::: GIVEN RECORDS
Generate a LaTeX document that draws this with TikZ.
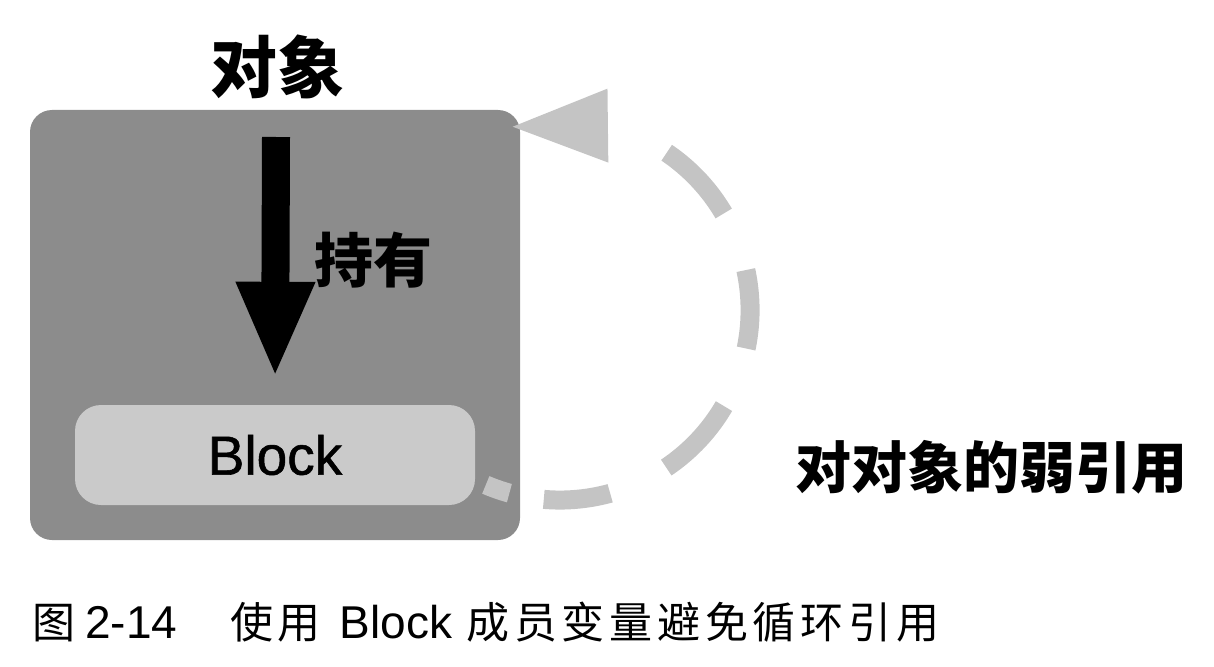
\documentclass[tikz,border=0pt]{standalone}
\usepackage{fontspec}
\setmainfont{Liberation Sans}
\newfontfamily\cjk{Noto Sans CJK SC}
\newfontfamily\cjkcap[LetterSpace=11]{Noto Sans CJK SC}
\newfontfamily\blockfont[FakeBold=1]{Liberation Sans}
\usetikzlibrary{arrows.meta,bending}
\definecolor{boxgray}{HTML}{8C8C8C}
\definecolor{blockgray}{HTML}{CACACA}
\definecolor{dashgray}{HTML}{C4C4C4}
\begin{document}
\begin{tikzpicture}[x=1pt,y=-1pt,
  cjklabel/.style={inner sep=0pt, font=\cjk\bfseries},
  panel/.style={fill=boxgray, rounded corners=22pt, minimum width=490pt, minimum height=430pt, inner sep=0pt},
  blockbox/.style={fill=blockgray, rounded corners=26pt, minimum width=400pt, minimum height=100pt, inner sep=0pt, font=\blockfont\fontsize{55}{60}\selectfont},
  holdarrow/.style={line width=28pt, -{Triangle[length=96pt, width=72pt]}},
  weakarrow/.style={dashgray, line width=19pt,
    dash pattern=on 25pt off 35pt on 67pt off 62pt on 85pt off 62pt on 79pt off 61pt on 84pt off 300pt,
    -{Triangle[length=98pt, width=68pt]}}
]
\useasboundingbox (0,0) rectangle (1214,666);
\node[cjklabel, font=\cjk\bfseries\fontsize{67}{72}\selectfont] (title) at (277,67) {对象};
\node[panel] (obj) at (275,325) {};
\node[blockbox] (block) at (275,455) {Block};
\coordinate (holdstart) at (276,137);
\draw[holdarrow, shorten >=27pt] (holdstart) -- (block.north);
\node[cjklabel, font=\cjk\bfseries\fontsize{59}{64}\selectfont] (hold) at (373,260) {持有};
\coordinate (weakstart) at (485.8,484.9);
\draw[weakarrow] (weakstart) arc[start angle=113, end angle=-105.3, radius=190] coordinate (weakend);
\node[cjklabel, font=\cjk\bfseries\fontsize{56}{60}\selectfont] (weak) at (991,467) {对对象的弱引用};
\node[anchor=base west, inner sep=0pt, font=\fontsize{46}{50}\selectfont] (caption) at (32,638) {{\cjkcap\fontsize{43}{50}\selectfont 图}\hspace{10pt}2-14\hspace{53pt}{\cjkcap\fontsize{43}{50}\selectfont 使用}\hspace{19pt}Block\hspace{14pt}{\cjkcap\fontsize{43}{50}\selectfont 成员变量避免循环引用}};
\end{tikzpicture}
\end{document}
::::::
::: GIVEN RECORDS
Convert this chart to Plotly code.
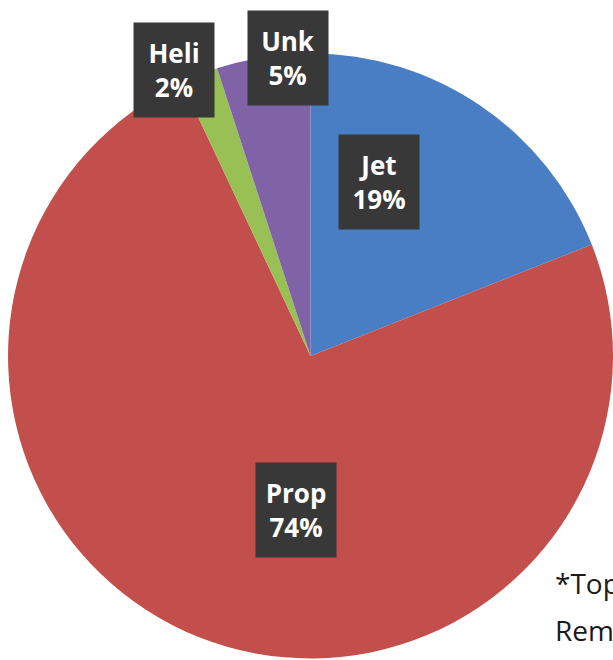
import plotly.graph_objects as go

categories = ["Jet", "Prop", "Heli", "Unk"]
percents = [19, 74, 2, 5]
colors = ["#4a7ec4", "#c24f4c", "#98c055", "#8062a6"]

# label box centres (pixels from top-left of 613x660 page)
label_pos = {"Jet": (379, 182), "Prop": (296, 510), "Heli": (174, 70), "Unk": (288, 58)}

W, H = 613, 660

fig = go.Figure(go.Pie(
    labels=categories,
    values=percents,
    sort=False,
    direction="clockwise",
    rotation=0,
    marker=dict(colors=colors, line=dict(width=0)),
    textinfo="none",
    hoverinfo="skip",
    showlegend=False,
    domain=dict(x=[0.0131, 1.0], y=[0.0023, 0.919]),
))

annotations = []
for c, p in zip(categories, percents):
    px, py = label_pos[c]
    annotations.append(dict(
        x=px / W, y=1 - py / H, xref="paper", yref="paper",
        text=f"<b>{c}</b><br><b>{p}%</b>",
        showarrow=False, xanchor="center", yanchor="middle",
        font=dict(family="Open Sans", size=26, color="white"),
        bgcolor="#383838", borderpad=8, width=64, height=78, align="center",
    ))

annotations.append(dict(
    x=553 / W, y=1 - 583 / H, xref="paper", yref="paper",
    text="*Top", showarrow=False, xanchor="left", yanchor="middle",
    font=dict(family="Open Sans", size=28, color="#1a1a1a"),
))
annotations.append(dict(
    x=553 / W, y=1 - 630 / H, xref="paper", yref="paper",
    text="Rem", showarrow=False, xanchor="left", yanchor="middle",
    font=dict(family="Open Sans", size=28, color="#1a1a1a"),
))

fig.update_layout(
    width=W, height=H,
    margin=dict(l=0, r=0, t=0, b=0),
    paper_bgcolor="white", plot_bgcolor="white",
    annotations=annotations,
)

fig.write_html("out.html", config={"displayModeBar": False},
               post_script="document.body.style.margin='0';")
::::::
::: GIVEN RECORDS
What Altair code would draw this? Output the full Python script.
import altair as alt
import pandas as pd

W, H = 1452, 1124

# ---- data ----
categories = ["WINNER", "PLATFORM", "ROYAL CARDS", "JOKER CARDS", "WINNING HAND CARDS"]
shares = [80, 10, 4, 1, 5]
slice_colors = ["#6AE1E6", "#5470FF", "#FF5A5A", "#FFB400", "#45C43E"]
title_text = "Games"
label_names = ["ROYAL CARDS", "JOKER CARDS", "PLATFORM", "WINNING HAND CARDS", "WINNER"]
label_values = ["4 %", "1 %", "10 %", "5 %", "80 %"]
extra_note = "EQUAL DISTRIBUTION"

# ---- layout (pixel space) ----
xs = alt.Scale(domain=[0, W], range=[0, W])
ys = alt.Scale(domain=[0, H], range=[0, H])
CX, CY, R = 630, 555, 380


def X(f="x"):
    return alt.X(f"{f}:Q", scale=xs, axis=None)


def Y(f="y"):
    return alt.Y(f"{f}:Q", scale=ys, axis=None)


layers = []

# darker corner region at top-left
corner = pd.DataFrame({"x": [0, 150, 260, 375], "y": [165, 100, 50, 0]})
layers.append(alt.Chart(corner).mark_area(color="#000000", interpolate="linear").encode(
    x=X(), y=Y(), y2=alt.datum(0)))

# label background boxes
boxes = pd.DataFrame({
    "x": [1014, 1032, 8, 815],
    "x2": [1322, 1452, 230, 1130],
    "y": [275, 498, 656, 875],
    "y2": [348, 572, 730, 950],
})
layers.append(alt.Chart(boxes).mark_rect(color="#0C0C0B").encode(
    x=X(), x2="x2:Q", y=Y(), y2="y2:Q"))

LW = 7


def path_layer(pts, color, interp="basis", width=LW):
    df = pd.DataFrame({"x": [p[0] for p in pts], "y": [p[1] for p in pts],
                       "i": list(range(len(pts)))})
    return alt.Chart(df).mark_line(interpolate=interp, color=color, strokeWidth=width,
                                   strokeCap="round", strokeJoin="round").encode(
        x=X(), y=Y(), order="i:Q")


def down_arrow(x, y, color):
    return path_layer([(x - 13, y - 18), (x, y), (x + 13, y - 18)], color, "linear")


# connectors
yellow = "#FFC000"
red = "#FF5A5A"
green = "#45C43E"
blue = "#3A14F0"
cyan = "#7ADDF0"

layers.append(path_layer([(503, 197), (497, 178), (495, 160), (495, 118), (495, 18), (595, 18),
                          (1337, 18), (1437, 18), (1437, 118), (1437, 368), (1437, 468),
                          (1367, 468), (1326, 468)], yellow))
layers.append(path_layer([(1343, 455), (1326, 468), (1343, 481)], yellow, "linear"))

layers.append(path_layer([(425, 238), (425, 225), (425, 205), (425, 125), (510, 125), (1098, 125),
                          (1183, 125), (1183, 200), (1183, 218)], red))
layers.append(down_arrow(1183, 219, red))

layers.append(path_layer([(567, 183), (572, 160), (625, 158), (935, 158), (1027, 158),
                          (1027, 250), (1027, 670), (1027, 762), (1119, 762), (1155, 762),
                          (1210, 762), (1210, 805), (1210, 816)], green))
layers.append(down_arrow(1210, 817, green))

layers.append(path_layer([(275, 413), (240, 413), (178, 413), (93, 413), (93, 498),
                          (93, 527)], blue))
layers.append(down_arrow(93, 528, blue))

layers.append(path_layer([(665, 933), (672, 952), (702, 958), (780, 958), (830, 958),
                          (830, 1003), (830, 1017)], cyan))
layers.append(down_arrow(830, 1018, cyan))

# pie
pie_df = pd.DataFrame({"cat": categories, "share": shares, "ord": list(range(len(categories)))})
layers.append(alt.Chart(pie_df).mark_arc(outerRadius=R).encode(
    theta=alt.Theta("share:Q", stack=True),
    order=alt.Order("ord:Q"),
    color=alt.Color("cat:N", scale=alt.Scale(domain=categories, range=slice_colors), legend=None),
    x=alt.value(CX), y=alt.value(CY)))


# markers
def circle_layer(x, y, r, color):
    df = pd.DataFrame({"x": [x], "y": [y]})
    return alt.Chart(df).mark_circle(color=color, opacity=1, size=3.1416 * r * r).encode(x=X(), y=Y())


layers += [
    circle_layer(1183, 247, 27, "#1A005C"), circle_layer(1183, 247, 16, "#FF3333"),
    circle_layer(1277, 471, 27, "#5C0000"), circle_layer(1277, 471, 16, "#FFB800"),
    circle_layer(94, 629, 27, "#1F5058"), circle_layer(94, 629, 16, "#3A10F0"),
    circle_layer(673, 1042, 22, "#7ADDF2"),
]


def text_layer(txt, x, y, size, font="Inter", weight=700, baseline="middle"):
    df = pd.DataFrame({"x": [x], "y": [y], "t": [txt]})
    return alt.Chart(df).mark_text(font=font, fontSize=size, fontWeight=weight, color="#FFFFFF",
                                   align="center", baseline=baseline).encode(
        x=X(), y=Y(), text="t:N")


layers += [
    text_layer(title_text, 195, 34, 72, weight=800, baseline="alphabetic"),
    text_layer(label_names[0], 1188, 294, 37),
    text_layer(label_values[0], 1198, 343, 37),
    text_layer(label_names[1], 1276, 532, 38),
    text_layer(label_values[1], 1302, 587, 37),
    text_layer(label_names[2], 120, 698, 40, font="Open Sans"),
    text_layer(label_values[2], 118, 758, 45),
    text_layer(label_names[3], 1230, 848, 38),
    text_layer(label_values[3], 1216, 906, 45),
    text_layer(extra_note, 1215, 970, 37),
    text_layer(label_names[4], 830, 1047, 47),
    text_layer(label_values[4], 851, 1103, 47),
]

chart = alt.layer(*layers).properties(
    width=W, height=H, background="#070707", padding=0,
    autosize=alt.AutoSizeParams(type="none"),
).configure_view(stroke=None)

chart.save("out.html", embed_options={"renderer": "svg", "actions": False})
::::::
### EXERCISE AIM:
Everything from the line that contains "Convert this chart to Plotly code." down to the line that contains "W, H = 613, 660" should be written out exactly, end lines too, minus the pictures.

### WRITTEN RESPONSE:
Convert this chart to Plotly code.
import plotly.graph_objects as go

categories = ["Jet", "Prop", "Heli", "Unk"]
percents = [19, 74, 2, 5]
colors = ["#4a7ec4", "#c24f4c", "#98c055", "#8062a6"]

# label box centres (pixels from top-left of 613x660 page)
label_pos = {"Jet": (379, 182), "Prop": (296, 510), "Heli": (174, 70), "Unk": (288, 58)}

W, H = 613, 660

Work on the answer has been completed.